Главная среди проблем в понимании времени — ответить, почему Мир изменчив, или каков механизм становления в Мире, или что означает, почему и как происходит «течение» времени? Один из подходов к решению проблемы — предположение о существовании «мирового процесса» в виде субстанционального потока, генерирующего изменение объектов Мира. Такой поток можно назвать природным референтом времени. У приверженцев субстанционального подхода есть два пути социализации своих идей. Один путь — построение моделей субстанционального времени и как следствие — непротиворечивой, согласующейся с существующим знанием картины Мира, объясняющей известные явления и предсказывающей новые эффекты в экспериментально достижимых областях.
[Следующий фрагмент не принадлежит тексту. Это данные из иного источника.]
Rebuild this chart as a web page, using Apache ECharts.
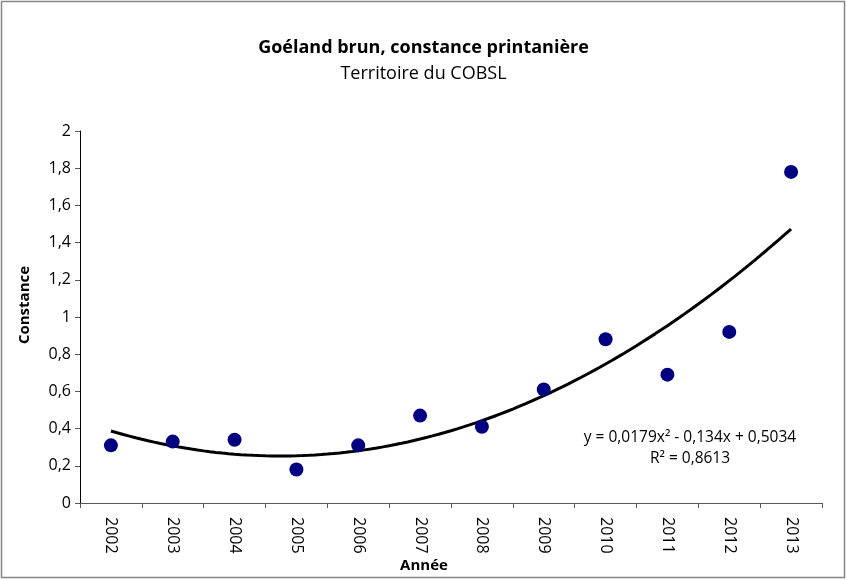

Другой путь — внимательный анализ разнообразных эмпирических данных с целью обнаружить возможные природные референты времени и воспроизводимо предъявить их характеристики, отличные от основного проявления референтов — течения мирового времени. Среди изученных наукой «носителей» энергии, вещества, информации нет пока общепризнанного претендента на «субстанцию времени». Поэтому внимание исследователей всё чаще привлекают понятые не до конца эффекты и взаимодействия, порою мало изученные в силу слабости своих проявлений. На пути поиска возможных референтов времени мы находимся пока, согласно аналогии из истории открытия электричества, скорее в положении «лягушачьего танцмейстера» Гальвани, нежели обладателя рамки Фарадея. И если гипотетическая субстанция принадлежит достаточно глубинным уровням строения материи, то экспериментальное ее обнаружение зависит в первую очередь от «суммы технологий», достигнутой цивилизацией, а не от силы нашего теоретического прозрения. Яркие примеры этого — дистанция в тысячу лет между гипотезой Демокрита об атомарном строении вещества и опытами по диффузии вещества, электронной микроскопией или дистанция в добрую сотню лет между декларированными Менделем «частицами наследственности» и проведенным Уотсоном и Криком рентгеноструктурным анализом строения дезоксирибонуклеиновой кислоты. Высказанные соображения, возможно, поясняют выбор темы «Поиски природных референтов времени», призванную подсказать, где искать «субстанцию времени», если она, конечно, существует.